▶ **EXERCISE**
Output the material beneath exactly, leaving nothing out.
[PROVIDED MATERIAL start]
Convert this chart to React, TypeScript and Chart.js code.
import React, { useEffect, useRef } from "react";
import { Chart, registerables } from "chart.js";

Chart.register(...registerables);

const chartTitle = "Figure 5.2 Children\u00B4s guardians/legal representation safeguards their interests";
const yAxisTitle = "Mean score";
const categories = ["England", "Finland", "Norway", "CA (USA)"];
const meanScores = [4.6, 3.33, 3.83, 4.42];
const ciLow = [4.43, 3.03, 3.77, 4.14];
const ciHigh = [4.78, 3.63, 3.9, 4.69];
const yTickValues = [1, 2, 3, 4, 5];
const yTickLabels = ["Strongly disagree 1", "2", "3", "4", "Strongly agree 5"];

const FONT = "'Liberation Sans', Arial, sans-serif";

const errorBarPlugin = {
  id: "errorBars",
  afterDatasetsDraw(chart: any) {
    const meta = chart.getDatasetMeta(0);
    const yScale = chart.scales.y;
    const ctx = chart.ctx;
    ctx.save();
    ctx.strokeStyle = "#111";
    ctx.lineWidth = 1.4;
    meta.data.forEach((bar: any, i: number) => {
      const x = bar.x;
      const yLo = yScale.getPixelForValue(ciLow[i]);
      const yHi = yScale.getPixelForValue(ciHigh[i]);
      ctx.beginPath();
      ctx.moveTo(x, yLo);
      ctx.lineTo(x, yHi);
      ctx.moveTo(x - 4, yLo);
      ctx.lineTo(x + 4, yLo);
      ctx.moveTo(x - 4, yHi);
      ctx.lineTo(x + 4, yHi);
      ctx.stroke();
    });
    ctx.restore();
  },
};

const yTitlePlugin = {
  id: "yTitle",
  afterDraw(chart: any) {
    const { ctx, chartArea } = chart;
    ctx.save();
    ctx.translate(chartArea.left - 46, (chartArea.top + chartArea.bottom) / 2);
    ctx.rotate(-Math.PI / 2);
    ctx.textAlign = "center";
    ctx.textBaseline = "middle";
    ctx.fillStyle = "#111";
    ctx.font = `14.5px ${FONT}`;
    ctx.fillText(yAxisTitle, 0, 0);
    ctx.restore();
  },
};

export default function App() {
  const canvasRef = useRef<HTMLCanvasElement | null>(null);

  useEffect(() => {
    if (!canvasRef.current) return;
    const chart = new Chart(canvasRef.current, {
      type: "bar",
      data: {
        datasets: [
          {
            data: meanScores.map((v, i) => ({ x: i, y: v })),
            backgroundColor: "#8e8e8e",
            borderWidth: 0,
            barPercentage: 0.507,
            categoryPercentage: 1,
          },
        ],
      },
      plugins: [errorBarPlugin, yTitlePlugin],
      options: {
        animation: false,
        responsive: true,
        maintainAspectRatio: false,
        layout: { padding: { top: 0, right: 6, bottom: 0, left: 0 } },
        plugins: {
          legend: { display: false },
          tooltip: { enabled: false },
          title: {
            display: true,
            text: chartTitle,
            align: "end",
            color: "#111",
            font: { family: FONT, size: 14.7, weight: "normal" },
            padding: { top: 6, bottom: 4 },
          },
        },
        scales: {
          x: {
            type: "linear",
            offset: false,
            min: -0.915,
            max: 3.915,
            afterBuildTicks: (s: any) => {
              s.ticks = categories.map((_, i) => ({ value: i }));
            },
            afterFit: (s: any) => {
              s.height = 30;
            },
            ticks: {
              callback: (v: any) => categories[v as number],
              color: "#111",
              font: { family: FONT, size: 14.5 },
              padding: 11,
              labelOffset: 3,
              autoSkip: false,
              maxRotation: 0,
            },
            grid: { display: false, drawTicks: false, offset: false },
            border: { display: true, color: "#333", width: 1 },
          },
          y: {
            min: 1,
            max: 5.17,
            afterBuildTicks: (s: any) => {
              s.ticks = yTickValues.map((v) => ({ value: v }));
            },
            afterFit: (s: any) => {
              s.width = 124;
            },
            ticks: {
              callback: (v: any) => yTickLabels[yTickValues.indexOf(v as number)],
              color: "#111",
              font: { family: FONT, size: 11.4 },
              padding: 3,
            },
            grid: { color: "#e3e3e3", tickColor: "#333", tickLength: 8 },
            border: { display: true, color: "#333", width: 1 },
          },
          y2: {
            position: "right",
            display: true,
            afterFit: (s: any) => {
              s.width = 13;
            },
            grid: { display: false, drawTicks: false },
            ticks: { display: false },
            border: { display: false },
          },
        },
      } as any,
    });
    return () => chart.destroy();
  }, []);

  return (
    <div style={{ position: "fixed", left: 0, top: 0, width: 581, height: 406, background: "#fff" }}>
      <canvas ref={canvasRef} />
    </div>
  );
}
[PROVIDED MATERIAL end]
▶ **ANSWER FOR THIS EXERCISE**
Convert this chart to React, TypeScript and Chart.js code.
import React, { useEffect, useRef } from "react";
import { Chart, registerables } from "chart.js";

Chart.register(...registerables);

const chartTitle = "Figure 5.2 Children\u00B4s guardians/legal representation safeguards their interests";
const yAxisTitle = "Mean score";
const categories = ["England", "Finland", "Norway", "CA (USA)"];
const meanScores = [4.6, 3.33, 3.83, 4.42];
const ciLow = [4.43, 3.03, 3.77, 4.14];
const ciHigh = [4.78, 3.63, 3.9, 4.69];
const yTickValues = [1, 2, 3, 4, 5];
const yTickLabels = ["Strongly disagree 1", "2", "3", "4", "Strongly agree 5"];

const FONT = "'Liberation Sans', Arial, sans-serif";

const errorBarPlugin = {
  id: "errorBars",
  afterDatasetsDraw(chart: any) {
    const meta = chart.getDatasetMeta(0);
    const yScale = chart.scales.y;
    const ctx = chart.ctx;
    ctx.save();
    ctx.strokeStyle = "#111";
    ctx.lineWidth = 1.4;
    meta.data.forEach((bar: any, i: number) => {
      const x = bar.x;
      const yLo = yScale.getPixelForValue(ciLow[i]);
      const yHi = yScale.getPixelForValue(ciHigh[i]);
      ctx.beginPath();
      ctx.moveTo(x, yLo);
      ctx.lineTo(x, yHi);
      ctx.moveTo(x - 4, yLo);
      ctx.lineTo(x + 4, yLo);
      ctx.moveTo(x - 4, yHi);
      ctx.lineTo(x + 4, yHi);
      ctx.stroke();
    });
    ctx.restore();
  },
};

const yTitlePlugin = {
  id: "yTitle",
  afterDraw(chart: any) {
    const { ctx, chartArea } = chart;
    ctx.save();
    ctx.translate(chartArea.left - 46, (chartArea.top + chartArea.bottom) / 2);
    ctx.rotate(-Math.PI / 2);
    ctx.textAlign = "center";
    ctx.textBaseline = "middle";
    ctx.fillStyle = "#111";
    ctx.font = `14.5px ${FONT}`;
    ctx.fillText(yAxisTitle, 0, 0);
    ctx.restore();
  },
};

export default function App() {
  const canvasRef = useRef<HTMLCanvasElement | null>(null);

  useEffect(() => {
    if (!canvasRef.current) return;
    const chart = new Chart(canvasRef.current, {
      type: "bar",
      data: {
        datasets: [
          {
            data: meanScores.map((v, i) => ({ x: i, y: v })),
            backgroundColor: "#8e8e8e",
            borderWidth: 0,
            barPercentage: 0.507,
            categoryPercentage: 1,
          },
        ],
      },
      plugins: [errorBarPlugin, yTitlePlugin],
      options: {
        animation: false,
        responsive: true,
        maintainAspectRatio: false,
        layout: { padding: { top: 0, right: 6, bottom: 0, left: 0 } },
        plugins: {
          legend: { display: false },
          tooltip: { enabled: false },
          title: {
            display: true,
            text: chartTitle,
            align: "end",
            color: "#111",
            font: { family: FONT, size: 14.7, weight: "normal" },
            padding: { top: 6, bottom: 4 },
          },
        },
        scales: {
          x: {
            type: "linear",
            offset: false,
            min: -0.915,
            max: 3.915,
            afterBuildTicks: (s: any) => {
              s.ticks = categories.map((_, i) => ({ value: i }));
            },
            afterFit: (s: any) => {
              s.height = 30;
            },
            ticks: {
              callback: (v: any) => categories[v as number],
              color: "#111",
              font: { family: FONT, size: 14.5 },
              padding: 11,
              labelOffset: 3,
              autoSkip: false,
              maxRotation: 0,
            },
            grid: { display: false, drawTicks: false, offset: false },
            border: { display: true, color: "#333", width: 1 },
          },
          y: {
            min: 1,
            max: 5.17,
            afterBuildTicks: (s: any) => {
              s.ticks = yTickValues.map((v) => ({ value: v }));
            },
            afterFit: (s: any) => {
              s.width = 124;
            },
            ticks: {
              callback: (v: any) => yTickLabels[yTickValues.indexOf(v as number)],
              color: "#111",
              font: { family: FONT, size: 11.4 },
              padding: 3,
            },
            grid: { color: "#e3e3e3", tickColor: "#333", tickLength: 8 },
            border: { display: true, color: "#333", width: 1 },
          },
          y2: {
            position: "right",
            display: true,
            afterFit: (s: any) => {
              s.width = 13;
            },
            grid: { display: false, drawTicks: false },
            ticks: { display: false },
            border: { display: false },
          },
        },
      } as any,
    });
    return () => chart.destroy();
  }, []);

  return (
    <div style={{ position: "fixed", left: 0, top: 0, width: 581, height: 406, background: "#fff" }}>
      <canvas ref={canvasRef} />
    </div>
  );
}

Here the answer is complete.